[Charts and diagrams as code]
▬▬▬▬▬▬▬▬▬▬

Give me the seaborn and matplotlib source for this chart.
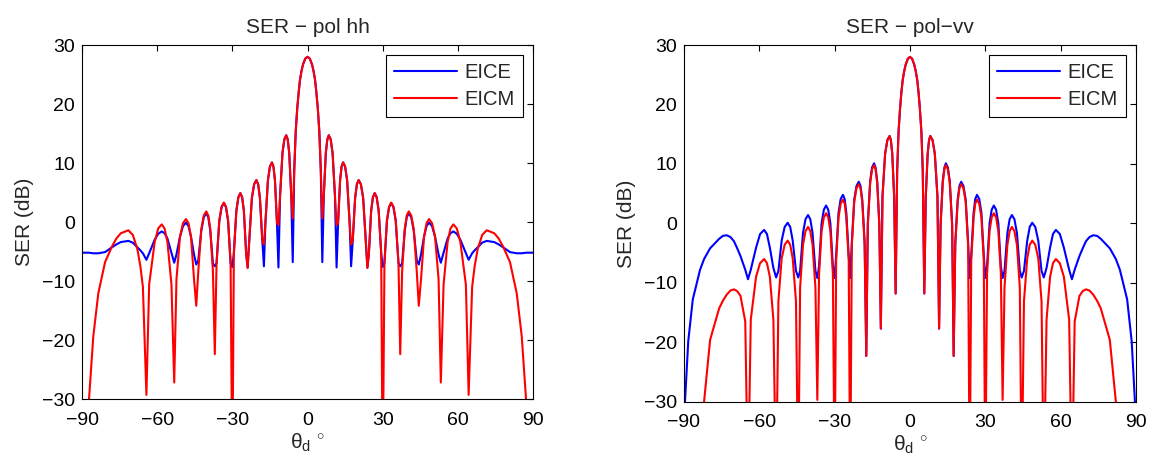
import matplotlib
matplotlib.use("Agg")
import matplotlib.pyplot as plt
import seaborn as sns
import pandas as pd

# ---------------- data ----------------
# panel 1: pol hh
hh_theta = [
    -90.0, -88.5, -87.2, -85.5, -83.5, -80.8, -78.1, -76.3, -74.5, -71.5, -69.7, -67.9, -66.7, -65.7,
    -64.3, -63.2, -61.0, -59.6, -58.2, -57.05, -55.9, -54.3,
    -53.2, -52.3, -50.9, -49.7, -48.5, -47.5, -46.5, -45.3,
    -44.4, -43.6, -42.4, -41.4, -40.4, -39.6, -38.8, -37.75,
    -37.0, -36.3, -35.2, -34.3, -33.4, -32.55, -31.7, -30.7,
    -30.0, -29.4, -28.4, -27.6, -26.8, -26.1, -25.4, -24.5,
    -23.9, -23.25, -22.2, -21.3, -20.4, -19.7, -19.0, -18.05,
    -17.4, -16.8, -15.8, -15.0, -14.2, -13.6, -13.0, -12.2,
    -11.6, -10.95, -10.0, -9.25, -8.5, -7.9, -7.3, -6.5,
    -5.9, -5.3, -4.7, -4.1, -3.5, -3.0, -2.4, -1.8, -0.9,
    0.0, 0.9, 1.8, 2.4, 3.0, 3.5, 4.1, 4.7, 5.3, 5.9,
    6.5, 7.3, 7.9, 8.5, 9.25, 10.0, 10.95, 11.6,
    12.2, 13.0, 13.6, 14.2, 15.0, 15.8, 16.8, 17.4,
    18.05, 19.0, 19.7, 20.4, 21.3, 22.2, 23.25, 23.9,
    24.5, 25.4, 26.1, 26.8, 27.6, 28.4, 29.4, 30.0,
    30.7, 31.7, 32.55, 33.4, 34.3, 35.2, 36.3, 37.0,
    37.75, 38.8, 39.6, 40.4, 41.4, 42.4, 43.6, 44.4,
    45.3, 46.5, 47.5, 48.5, 49.7, 50.9, 52.3, 53.2,
    54.3, 55.9, 57.05, 58.2, 59.6, 61.0, 63.2, 64.3,
    65.7, 66.7, 67.9, 69.7, 71.5, 74.5, 76.3, 78.1, 80.8, 83.5, 85.5, 87.2, 88.5, 90.0,
]
hh_eice = [
    -5.2, -5.2, -5.2, -5.3, -5.3, -5.1, -4.3, -3.8, -3.4, -3.2, -3.5, -4.3, -4.8, -5.3,
    -6.4, -5.3, -3.0, -2.0, -1.6, -1.9, -2.8, -5.2,
    -6.9, -5.5, -2.5, -0.7, -0.1, -0.7, -2.5, -5.5,
    -7.2, -6.5, -1.5, 0.8, 1.5, 0.8, -1.5, -7.0,
    -7.5, -7.0, 0.2, 2.5, 3.2, 2.5, 0.2, -7.0,
    -7.6, -5.3, 1.9, 4.2, 4.9, 4.2, 1.9, -5.3,
    -7.7, -3.1, 4.1, 6.4, 7.1, 6.4, 4.1, -3.1,
    -7.5, -0.1, 7.1, 9.4, 10.1, 9.4, 7.1, -0.1,
    -7.7, 4.5, 11.7, 14.0, 14.7, 14.0, 11.7, 4.5,
    -6.8, 8.8, 15.4, 19.3, 22.1, 24.1, 25.6, 26.7, 27.7,
    28.0, 27.7, 26.7, 25.6, 24.1, 22.1, 19.3, 15.4, 8.8, -6.8,
    4.5, 11.7, 14.0, 14.7, 14.0, 11.7, 4.5, -7.7,
    -0.1, 7.1, 9.4, 10.1, 9.4, 7.1, -0.1, -7.5,
    -3.1, 4.1, 6.4, 7.1, 6.4, 4.1, -3.1, -7.7,
    -5.3, 1.9, 4.2, 4.9, 4.2, 1.9, -5.3, -7.6,
    -7.0, 0.2, 2.5, 3.2, 2.5, 0.2, -7.0, -7.5,
    -7.0, -1.5, 0.8, 1.5, 0.8, -1.5, -6.5, -7.2,
    -5.5, -2.5, -0.7, -0.1, -0.7, -2.5, -5.5, -6.9,
    -5.2, -2.8, -1.9, -1.6, -2.0, -3.0, -5.3, -6.4,
    -5.3, -4.8, -4.3, -3.5, -3.2, -3.4, -3.8, -4.3, -5.1, -5.3, -5.3, -5.2, -5.2, -5.2,
]
hh_eicm = [
    -50.0, -40.0, -30.0, -19.4, -12.1, -6.8, -4.2, -2.8, -1.9, -1.4, -2.2, -4.6, -7.5, -11.0,
    -29.3, -10.6, -3.4, -1.1, -0.4, -1.1, -3.4, -10.6,
    -27.2, -9.7, -2.5, -0.2, 0.5, -0.2, -2.5, -9.7,
    -14.2, -8.4, -1.2, 1.1, 1.8, 1.1, -1.2, -8.4,
    -22.4, -6.9, 0.3, 2.6, 3.3, 2.6, 0.3, -6.9,
    -45.0, -5.3, 1.9, 4.2, 4.9, 4.2, 1.9, -5.3,
    -7.8, -3.1, 4.1, 6.4, 7.1, 6.4, 4.1, -3.1,
    -3.8, -0.1, 7.1, 9.4, 10.1, 9.4, 7.1, -0.1,
    -0.5, 4.5, 11.7, 14.0, 14.7, 14.0, 11.7, 4.5,
    0.6, 8.8, 15.4, 19.3, 22.1, 24.1, 25.6, 26.7, 27.7,
    28.0, 27.7, 26.7, 25.6, 24.1, 22.1, 19.3, 15.4, 8.8, 0.6,
    4.5, 11.7, 14.0, 14.7, 14.0, 11.7, 4.5, -0.5,
    -0.1, 7.1, 9.4, 10.1, 9.4, 7.1, -0.1, -3.8,
    -3.1, 4.1, 6.4, 7.1, 6.4, 4.1, -3.1, -7.8,
    -5.3, 1.9, 4.2, 4.9, 4.2, 1.9, -5.3, -45.0,
    -6.9, 0.3, 2.6, 3.3, 2.6, 0.3, -6.9, -22.4,
    -8.4, -1.2, 1.1, 1.8, 1.1, -1.2, -8.4, -14.2,
    -9.7, -2.5, -0.2, 0.5, -0.2, -2.5, -9.7, -27.2,
    -10.6, -3.4, -1.1, -0.4, -1.1, -3.4, -10.6, -29.3,
    -11.0, -7.5, -4.6, -2.2, -1.4, -1.9, -2.8, -4.2, -6.8, -12.1, -19.4, -30.0, -40.0, -50.0,
]

# panel 2: pol vv
vv_theta = [
    -90.0, -89.6, -88.3, -86.5, -83.6, -82.0, -79.6, -76.0, -74.5, -73.0, -71.5, -70.1, -68.8, -67.5, -65.6,
    -64.5, -63.4, -61.3, -59.7, -58.1, -56.95, -55.8, -54.4,
    -53.3, -52.4, -51.1, -49.9, -48.7, -47.7, -46.7, -45.4,
    -44.5, -43.75, -42.6, -41.6, -40.6, -39.7, -38.8, -37.65,
    -36.9, -36.2, -35.2, -34.3, -33.4, -32.55, -31.7, -30.7,
    -30.0, -29.4, -28.45, -27.6, -26.7, -26.0, -25.35, -24.4,
    -23.8, -23.15, -22.2, -21.3, -20.4, -19.7, -19.0, -18.05,
    -17.4, -16.8, -15.85, -15.1, -14.3, -13.7, -13.05, -12.2,
    -11.6, -10.95, -9.9, -9.0, -8.1, -7.6, -7.05, -6.3,
    -5.7, -5.1, -4.55, -3.95, -3.4, -2.9, -2.3, -1.7, -0.85,
    0.0, 0.85, 1.7, 2.3, 2.9, 3.4, 3.95, 4.55, 5.1, 5.7,
    6.3, 7.05, 7.6, 8.1, 9.0, 9.9, 10.95, 11.6,
    12.2, 13.05, 13.7, 14.3, 15.1, 15.85, 16.8, 17.4,
    18.05, 19.0, 19.7, 20.4, 21.3, 22.2, 23.15, 23.8,
    24.4, 25.35, 26.0, 26.7, 27.6, 28.45, 29.4, 30.0,
    30.7, 31.7, 32.55, 33.4, 34.3, 35.2, 36.2, 36.9,
    37.65, 38.8, 39.7, 40.6, 41.6, 42.6, 43.75, 44.5,
    45.4, 46.7, 47.7, 48.7, 49.9, 51.1, 52.4, 53.3,
    54.4, 55.8, 56.95, 58.1, 59.7, 61.3, 63.4, 64.5,
    65.6, 67.5, 68.8, 70.1, 71.5, 73.0, 74.5, 76.0, 79.6, 82.0, 83.6, 86.5, 88.3, 89.6, 90.0,
]
vv_eice = [
    -40.0, -30.0, -19.8, -12.8, -7.8, -6.0, -4.2, -2.6, -2.1, -2.0, -2.3, -3.0, -4.2, -5.5, -7.8,
    -9.4, -7.8, -4.1, -1.8, -1.1, -1.8, -4.1, -7.5,
    -9.1, -8.0, -2.9, -0.6, 0.1, -0.6, -2.9, -8.0,
    -9.1, -8.0, -1.6, 0.7, 1.4, 0.7, -1.6, -8.0,
    -9.2, -7.2, 0.0, 2.3, 3.0, 2.3, 0.0, -7.2,
    -9.2, -5.4, 1.8, 4.1, 4.8, 4.1, 1.8, -5.4,
    -9.2, -3.2, 4.0, 6.3, 7.0, 6.3, 4.0, -3.2,
    -22.3, -0.1, 7.1, 9.4, 10.1, 9.4, 7.1, -0.1,
    -17.7, 4.5, 11.7, 14.0, 14.7, 14.0, 11.7, 4.5,
    -11.8, 8.8, 15.4, 19.3, 22.1, 24.1, 25.6, 26.7, 27.7,
    28.0, 27.7, 26.7, 25.6, 24.1, 22.1, 19.3, 15.4, 8.8, -11.8,
    4.5, 11.7, 14.0, 14.7, 14.0, 11.7, 4.5, -17.7,
    -0.1, 7.1, 9.4, 10.1, 9.4, 7.1, -0.1, -22.3,
    -3.2, 4.0, 6.3, 7.0, 6.3, 4.0, -3.2, -9.2,
    -5.4, 1.8, 4.1, 4.8, 4.1, 1.8, -5.4, -9.2,
    -7.2, 0.0, 2.3, 3.0, 2.3, 0.0, -7.2, -9.2,
    -8.0, -1.6, 0.7, 1.4, 0.7, -1.6, -8.0, -9.1,
    -8.0, -2.9, -0.6, 0.1, -0.6, -2.9, -8.0, -9.1,
    -7.5, -4.1, -1.8, -1.1, -1.8, -4.1, -7.8, -9.4,
    -7.8, -5.5, -4.2, -3.0, -2.3, -2.0, -2.1, -2.6, -4.2, -6.0, -7.8, -12.8, -19.8, -30.0, -40.0,
]
vv_eicm = [
    -70.0, -65.0, -60.0, -55.0, -45.0, -30.0, -19.6, -14.3, -13.0, -12.0, -11.3, -11.1, -11.4, -12.2, -16.5,
    -45.0, -16.2, -9.0, -6.7, -6.0, -6.7, -9.0, -16.2,
    -45.0, -13.1, -5.9, -3.6, -2.9, -3.6, -5.9, -13.1,
    -45.0, -10.8, -3.6, -1.3, -0.6, -1.3, -3.6, -10.8,
    -29.7, -8.5, -1.3, 1.0, 1.7, 1.0, -1.3, -8.5,
    -45.0, -6.2, 1.0, 3.3, 4.0, 3.3, 1.0, -6.2,
    -45.0, -3.6, 3.6, 5.9, 6.6, 5.9, 3.6, -3.6,
    -22.3, -0.4, 6.8, 9.1, 9.8, 9.1, 6.8, -0.4,
    -17.7, 4.5, 11.7, 14.0, 14.7, 14.0, 11.7, 4.5,
    -11.8, 8.8, 15.4, 19.3, 22.1, 24.1, 25.6, 26.7, 27.7,
    28.0, 27.7, 26.7, 25.6, 24.1, 22.1, 19.3, 15.4, 8.8, -11.8,
    4.5, 11.7, 14.0, 14.7, 14.0, 11.7, 4.5, -17.7,
    -0.4, 6.8, 9.1, 9.8, 9.1, 6.8, -0.4, -22.3,
    -3.6, 3.6, 5.9, 6.6, 5.9, 3.6, -3.6, -45.0,
    -6.2, 1.0, 3.3, 4.0, 3.3, 1.0, -6.2, -45.0,
    -8.5, -1.3, 1.0, 1.7, 1.0, -1.3, -8.5, -29.7,
    -10.8, -3.6, -1.3, -0.6, -1.3, -3.6, -10.8, -45.0,
    -13.1, -5.9, -3.6, -2.9, -3.6, -5.9, -13.1, -45.0,
    -16.2, -9.0, -6.7, -6.0, -6.7, -9.0, -16.2, -45.0,
    -16.5, -12.2, -11.4, -11.1, -11.3, -12.0, -13.0, -14.3, -19.6, -30.0, -45.0, -55.0, -60.0, -65.0, -70.0,
]

series_names = ["EICE", "EICM"]
titles = ["SER \u2212 pol hh", "SER \u2212 pol\u2212vv"]
x_ticks = [-90, -60, -30, 0, 30, 60, 90]
y_ticks = [-30, -20, -10, 0, 10, 20, 30]
ylabel_text = "SER (dB)"
xlabel_text = r"$\theta_d\ ^{\circ}$"

assert len(hh_theta) == len(hh_eice) == len(hh_eicm)
assert len(vv_theta) == len(vv_eice) == len(vv_eicm)

# ---------------- styling ----------------
sns.set_theme(style="white")
plt.rcParams["font.family"] = ["Liberation Sans", "DejaVu Sans"]
plt.rcParams["mathtext.fontset"] = "custom"
plt.rcParams["mathtext.rm"] = "Liberation Sans"
plt.rcParams["mathtext.it"] = "Liberation Sans"
plt.rcParams["axes.unicode_minus"] = True


def long_frame(theta, a, b):
    return pd.DataFrame({
        "theta": list(theta) + list(theta),
        "SER": list(a) + list(b),
        "method": [series_names[0]] * len(theta) + [series_names[1]] * len(theta),
    })


fig = plt.figure(figsize=(11.55, 4.65), dpi=100)
ax1 = fig.add_axes([0.0710, 0.1419, 0.3905, 0.7613])
ax2 = fig.add_axes([0.5922, 0.1361, 0.3913, 0.7671])

palette = {"EICE": (0, 0, 1), "EICM": (1, 0, 0)}
frames = [long_frame(hh_theta, hh_eice, hh_eicm), long_frame(vv_theta, vv_eice, vv_eicm)]

for ax, df, title in zip([ax1, ax2], frames, titles):
    sns.lineplot(data=df, x="theta", y="SER", hue="method", hue_order=series_names,
                 palette=palette, estimator=None, sort=False, linewidth=1.5, ax=ax)
    ax.set_xlim(-90, 90)
    ax.set_ylim(-30, 30)
    ax.set_xticks(x_ticks)
    ax.set_yticks(y_ticks)
    ax.tick_params(direction="in", top=True, right=True, length=4, width=0.8,
                   labelsize=14, colors="black")
    ax.tick_params(axis="x", pad=9)
    ax.tick_params(axis="y", pad=5)
    for s in ax.spines.values():
        s.set_color("black")
        s.set_linewidth(0.8)
    ax.set_title(title, fontsize=15, pad=9)
    ax.set_xlabel(xlabel_text, fontsize=15, labelpad=2)
    ax.set_ylabel(ylabel_text, fontsize=15, labelpad=6)
    leg = ax.legend(loc="upper right", bbox_to_anchor=(0.978, 0.972), fontsize=14.5,
                    frameon=True, fancybox=False, edgecolor="black", framealpha=1,
                    handlelength=3.1, handletextpad=0.4, borderpad=0.4,
                    labelspacing=0.4, borderaxespad=0)
    leg.get_frame().set_linewidth(0.8)

fig.savefig("out.png", dpi=100)
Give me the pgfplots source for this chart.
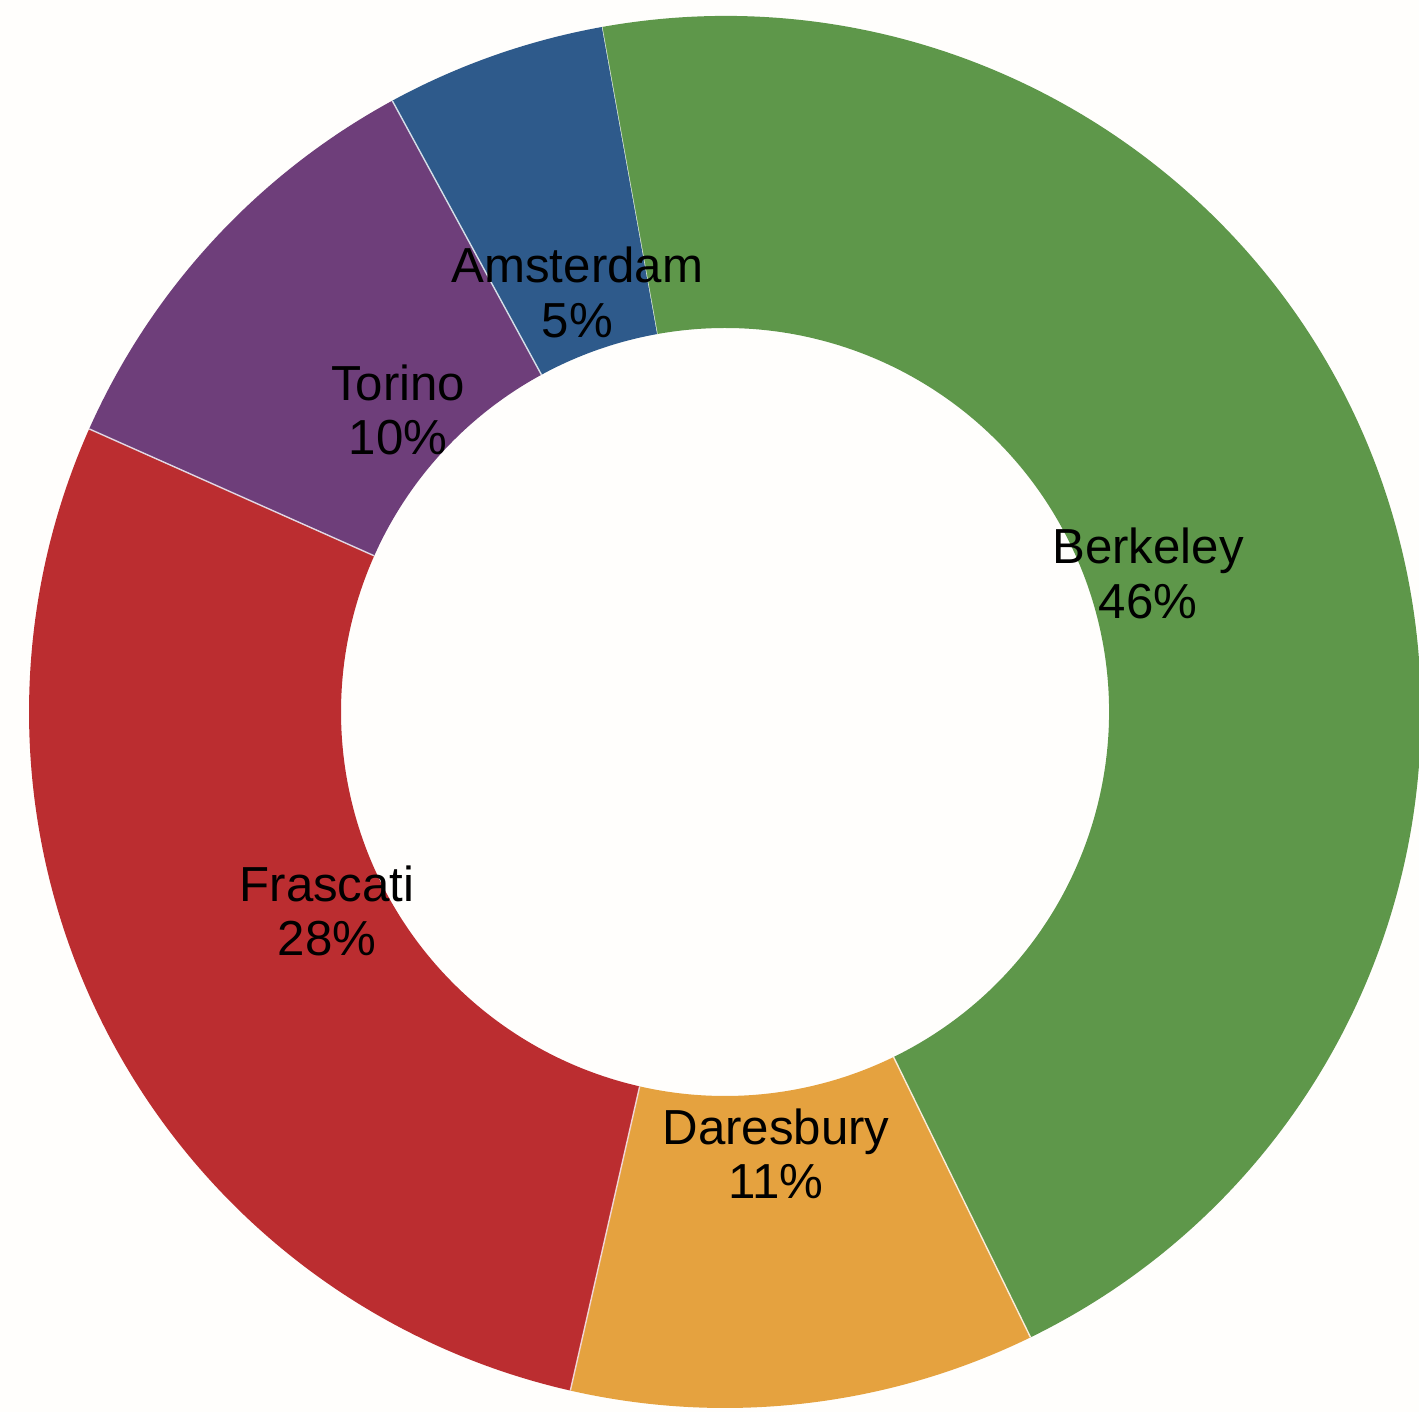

▬▬▬▬▬▬▬▬▬▬

Set exercise
Stop after the line containing "import pandas as pd": copy the records exactly from the first line up to there, leaving pictures out.

Result below
Give me the seaborn and matplotlib source for this chart.
import matplotlib
matplotlib.use("Agg")
import matplotlib.pyplot as plt
import seaborn as sns
import pandas as pd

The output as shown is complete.